Begin

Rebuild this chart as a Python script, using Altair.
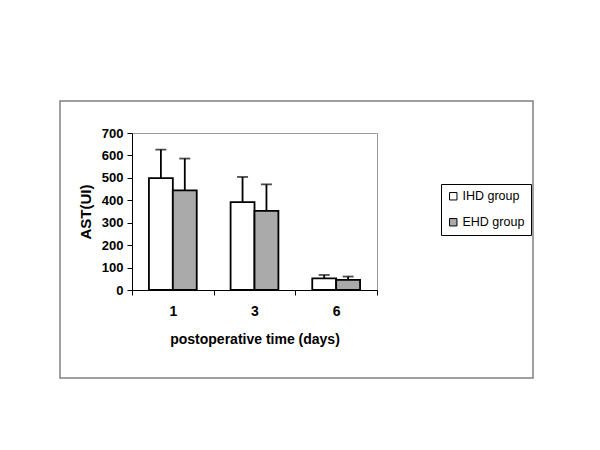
import altair as alt
import pandas as pd

days = ["1", "3", "6"]
groups = ["IHD group", "EHD group"]
ihd_mean = [499, 392, 52]
ihd_upper = [626, 504, 67]
ehd_mean = [444, 353, 45]
ehd_upper = [586, 471, 60]

rows = []
for i, d in enumerate(days):
    rows.append({"day": d, "group": groups[0], "mean": ihd_mean[i], "upper": ihd_upper[i]})
    rows.append({"day": d, "group": groups[1], "mean": ehd_mean[i], "upper": ehd_upper[i]})
df = pd.DataFrame(rows)

FONT = "Liberation Sans"

x_enc = alt.X(
    "day:N",
    sort=days,
    scale=alt.Scale(paddingInner=0, paddingOuter=0),
    axis=alt.Axis(
        title="postoperative time (days)",
        labelAngle=0,
        tickBand="extent",
        tickSize=5,
        tickColor="black",
        domainColor="black",
        labelPadding=9,
        labelFontSize=14,
        labelFontWeight="bold",
        labelColor="black",
        titleFontSize=14,
        titleFontWeight="bold",
        titleColor="black",
        titlePadding=14,
        labelFont=FONT,
        titleFont=FONT,
    ),
)
xo_enc = alt.XOffset("group:N", sort=groups, scale=alt.Scale(paddingOuter=0.708, paddingInner=0))
y_scale = alt.Scale(domain=[0, 700], nice=False)
y_axis = alt.Axis(
    title="AST(UI)",
    values=list(range(0, 701, 100)),
    labelOverlap=False,
    grid=False,
    tickSize=5,
    tickColor="black",
    domainColor="black",
    labelFontSize=13,
    labelFontWeight="bold",
    labelColor="black",
    labelPadding=4,
    titleFontSize=15,
    titleFontWeight="bold",
    titleColor="black",
    titlePadding=8,
    labelFont=FONT,
    titleFont=FONT,
)

base = alt.Chart(df).encode(x=x_enc, xOffset=xo_enc)

bars = base.mark_bar(stroke="black", strokeWidth=1.8).encode(
    y=alt.Y("mean:Q", scale=y_scale, axis=y_axis),
    fill=alt.Fill(
        "group:N",
        sort=groups,
        scale=alt.Scale(domain=groups, range=["white", "#aaaaaa"]),
        legend=alt.Legend(
            title=None,
            orient="none",
            legendX=309,
            legendY=51,
            strokeColor="black",
            padding=6,
            symbolType="square",
            symbolSize=55,
            symbolStrokeColor="black",
            symbolStrokeWidth=1,
            labelFontSize=12.5,
            labelFont=FONT,
            labelColor="black",
            labelOffset=3,
            rowPadding=13,
        ),
    ),
)

rule = base.mark_rule(color="black", strokeWidth=1.8).encode(
    y=alt.Y("mean:Q", scale=y_scale, axis=y_axis), y2="upper:Q"
)
cap = base.mark_tick(color="black", thickness=1.8, size=11).encode(
    y=alt.Y("upper:Q", scale=y_scale, axis=y_axis)
)

frame = alt.Chart(pd.DataFrame({"a": [0]})).mark_rect(
    fill="transparent", stroke="#808080", strokeWidth=1.5
).encode(
    x=alt.value(-72), x2=alt.value(401), y=alt.value(-32), y2=alt.value(245)
)

chart = alt.layer(frame, bars, rule, cap).properties(
    width=245,
    height=157,
    autosize=alt.AutoSizeParams(type="none"),
    padding={"left": 124, "top": 125, "right": 210, "bottom": 140},
).configure_view(stroke="#999999", strokeWidth=1)

chart.save("out.html", embed_options={"renderer": "svg", "actions": False})
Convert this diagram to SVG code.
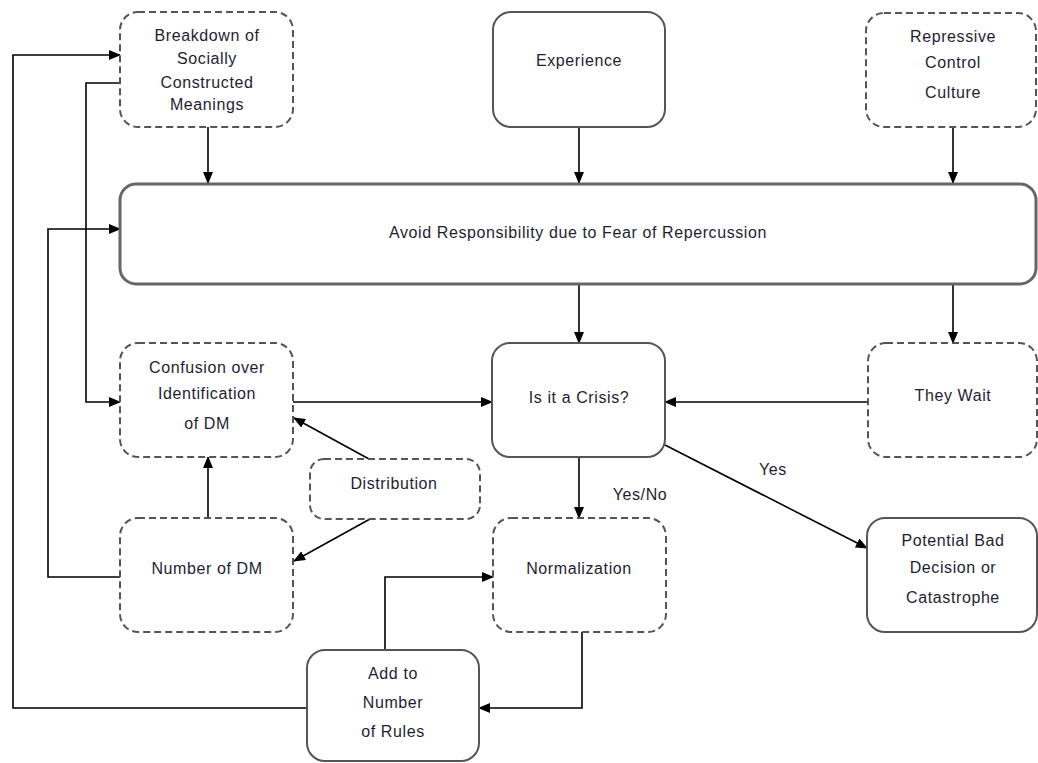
<svg xmlns="http://www.w3.org/2000/svg" width="1038" height="763" viewBox="0 0 1038 763">
<defs>
<marker id="ah" markerWidth="12" markerHeight="10" refX="11" refY="5" orient="auto" markerUnits="userSpaceOnUse">
<path d="M0,0 L12,5 L0,10 Z" fill="#000"/>
</marker>
<style>
.solid{fill:#fff;stroke:#555;stroke-width:2}
.dash{fill:#fff;stroke:#555;stroke-width:2;stroke-dasharray:7,4}
.big{fill:#fff;stroke:#666;stroke-width:3}
.t{font-family:"Liberation Sans",Arial,sans-serif;font-size:16px;letter-spacing:0.6px;fill:#1e1e32;text-anchor:middle}
.c{fill:none;stroke:#000;stroke-width:1.6}
.ca{fill:none;stroke:#000;stroke-width:1.6;marker-end:url(#ah)}
</style>
</defs>
<rect width="1038" height="763" fill="#fff"/>

<g id="connectors">
<path class="ca" d="M208,127 V183"/>
<path class="ca" d="M579,127 V183"/>
<path class="ca" d="M953,127 V183"/>
<path class="ca" d="M579,284 V343"/>
<path class="ca" d="M953,284 V343"/>
<path class="ca" d="M307,708 H13 V55 H120"/>
<path class="ca" d="M120,83 H86 V402 H120"/>
<path class="ca" d="M120,577 H48 V229 H120"/>
<path class="ca" d="M293,402 H492"/>
<path class="ca" d="M868,402 H665"/>
<path class="ca" d="M208,518 V457"/>
<path class="ca" d="M369,459 L294,418"/>
<path class="ca" d="M370,519 L294,561"/>
<path class="ca" d="M579,457 V518"/>
<path class="ca" d="M665,445 L867,548"/>
<path class="ca" d="M385,650 V577 H493"/>
<path class="ca" d="M582,632 V708 H479"/>
<text class="t" x="773" y="475">Yes</text>
<text class="t" x="640" y="500">Yes/No</text>
</g>

<g id="breakdown">
<rect class="dash" x="120" y="12" width="173" height="115" rx="18"/>
<text class="t" x="207" y="41">Breakdown of</text>
<text class="t" x="207" y="64">Socially</text>
<text class="t" x="207" y="88">Constructed</text>
<text class="t" x="207" y="110">Meanings</text>
</g>
<g id="experience">
<rect class="solid" x="493" y="12" width="172" height="115" rx="18"/>
<text class="t" x="579" y="66">Experience</text>
</g>
<g id="repressive">
<rect class="dash" x="866" y="13" width="170" height="114" rx="18"/>
<text class="t" x="953" y="42">Repressive</text>
<text class="t" x="953" y="68">Control</text>
<text class="t" x="953" y="98">Culture</text>
</g>
<g id="avoid">
<rect class="big" x="120" y="184" width="916" height="100" rx="16"/>
<text class="t" x="578" y="238">Avoid Responsibility due to Fear of Repercussion</text>
</g>
<g id="confusion">
<rect class="dash" x="120" y="343" width="173" height="114" rx="18"/>
<text class="t" x="207" y="373">Confusion over</text>
<text class="t" x="207" y="399">Identification</text>
<text class="t" x="207" y="429">of DM</text>
</g>
<g id="crisis">
<rect class="solid" x="492" y="343" width="173" height="114" rx="18"/>
<text class="t" x="579" y="403">Is it a Crisis?</text>
</g>
<g id="wait">
<rect class="dash" x="868" y="343" width="169" height="114" rx="18"/>
<text class="t" x="953" y="401">They Wait</text>
</g>
<g id="distribution">
<rect class="dash" x="310" y="459" width="170" height="60" rx="14"/>
<text class="t" x="394" y="489">Distribution</text>
</g>
<g id="number">
<rect class="dash" x="120" y="518" width="173" height="114" rx="18"/>
<text class="t" x="207" y="574">Number of DM</text>
</g>
<g id="normalization">
<rect class="dash" x="493" y="518" width="173" height="114" rx="18"/>
<text class="t" x="579" y="574">Normalization</text>
</g>
<g id="potential">
<rect class="solid" x="867" y="518" width="170" height="114" rx="18"/>
<text class="t" x="953" y="546">Potential Bad</text>
<text class="t" x="953" y="573">Decision or</text>
<text class="t" x="953" y="603">Catastrophe</text>
</g>
<g id="addrules">
<rect class="solid" x="307" y="650" width="172" height="111" rx="18"/>
<text class="t" x="393" y="679">Add to</text>
<text class="t" x="393" y="708">Number</text>
<text class="t" x="393" y="737">of Rules</text>
</g>
</svg>
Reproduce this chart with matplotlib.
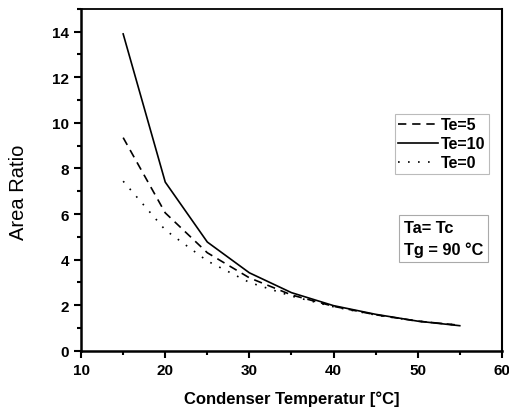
import numpy as np
import matplotlib.pyplot as plt
from matplotlib.ticker import MultipleLocator

plt.rcParams['font.family'] = ['Liberation Sans', 'DejaVu Sans']

# -- data ---------------------------------------------------------------
tc = [15, 20, 25, 30, 35, 40, 45, 50, 55]
te5 = [9.35, 6.05, 4.3, 3.2, 2.45, 1.95, 1.58, 1.3, 1.12]
te10 = [13.9, 7.4, 4.77, 3.42, 2.55, 1.98, 1.6, 1.3, 1.1]
te0 = [7.44, 5.3, 3.94, 3.0, 2.4, 1.93, 1.57, 1.3, 1.12]

fig = plt.figure(figsize=(5.1, 4.1), dpi=100)
ax = fig.add_axes([0.159, 0.142, 0.825, 0.834])

ax.plot(tc, te5, color='black', lw=1.2, ls=(0, (5, 3.5)), label='Te=5')
ax.plot(tc, te10, color='black', lw=1.2, ls='-', label='Te=10')
ax.plot(tc, te0, color='black', lw=1.2, ls=(0, (1, 5)), label='Te=0')

ax.set_xlim(10, 60)
ax.set_ylim(0, 15)
ax.xaxis.set_major_locator(MultipleLocator(10))
ax.xaxis.set_minor_locator(MultipleLocator(5))
ax.yaxis.set_major_locator(MultipleLocator(2))
ax.yaxis.set_minor_locator(MultipleLocator(1))
ax.tick_params(which='both', direction='out', width=1.5, labelsize=11)
ax.tick_params(which='major', length=5)
ax.tick_params(which='minor', length=3)
ax.tick_params(top=False, right=False, which='both')
for lbl in ax.get_xticklabels() + ax.get_yticklabels():
    lbl.set_fontweight('bold')
ax.spines['left'].set_linewidth(1.8)
ax.spines['bottom'].set_linewidth(1.8)
ax.spines['top'].set_linewidth(1.3)
ax.spines['right'].set_linewidth(1.5)

ax.set_xlabel('Condenser Temperatur [°C]', fontsize=12, fontweight='bold', labelpad=10)
ax.set_ylabel('Area Ratio', fontsize=14.5)
ax.yaxis.set_label_coords(-0.126, 0.467)

leg = ax.legend(loc='upper left', bbox_to_anchor=(0.746, 0.692), frameon=True,
                fancybox=False, edgecolor='#aaaaaa',
                prop={'weight': 'bold', 'size': 11.5},
                handlelength=2.5, handletextpad=0.2, borderpad=0.2,
                labelspacing=0.25, borderaxespad=0)
leg.get_frame().set_linewidth(0.8)

ax.text(0.767, 0.3825, 'Ta= Tc\nTg = 90 °C', transform=ax.transAxes,
        fontsize=11.8, fontweight='bold', va='top', linespacing=1.5,
        bbox=dict(boxstyle='square,pad=0.3', fc='white', ec='#aaaaaa', lw=0.8))

fig.savefig('out.png', dpi=100)
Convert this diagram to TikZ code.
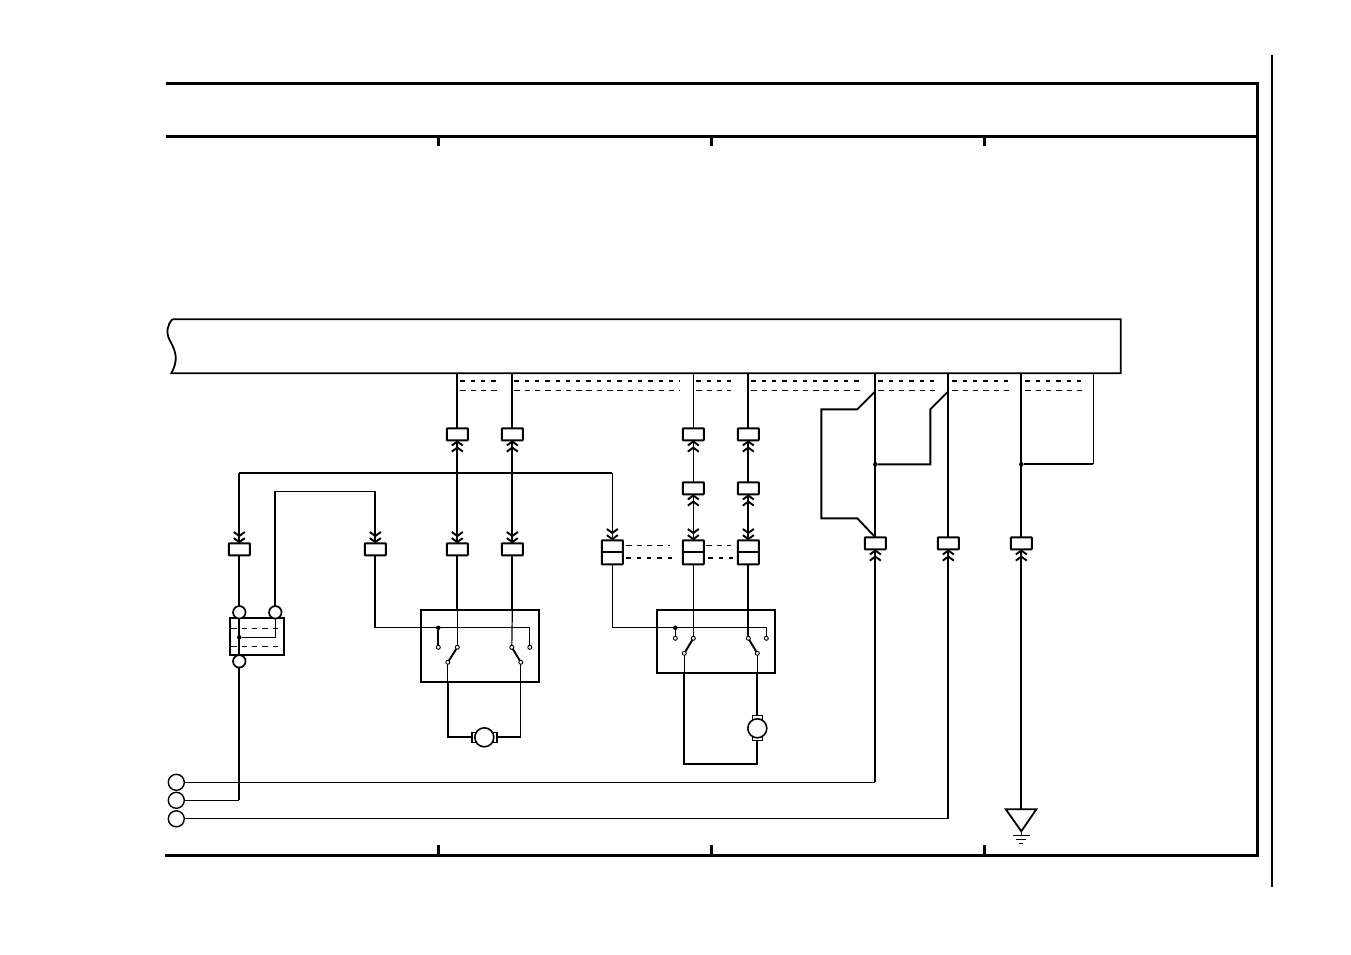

End

**Task directions**
In the records, locate each line holding the string "Convert" and copy it.

**Full output**
Convert this diagram to SVG code.
Convert this diagram to TikZ code.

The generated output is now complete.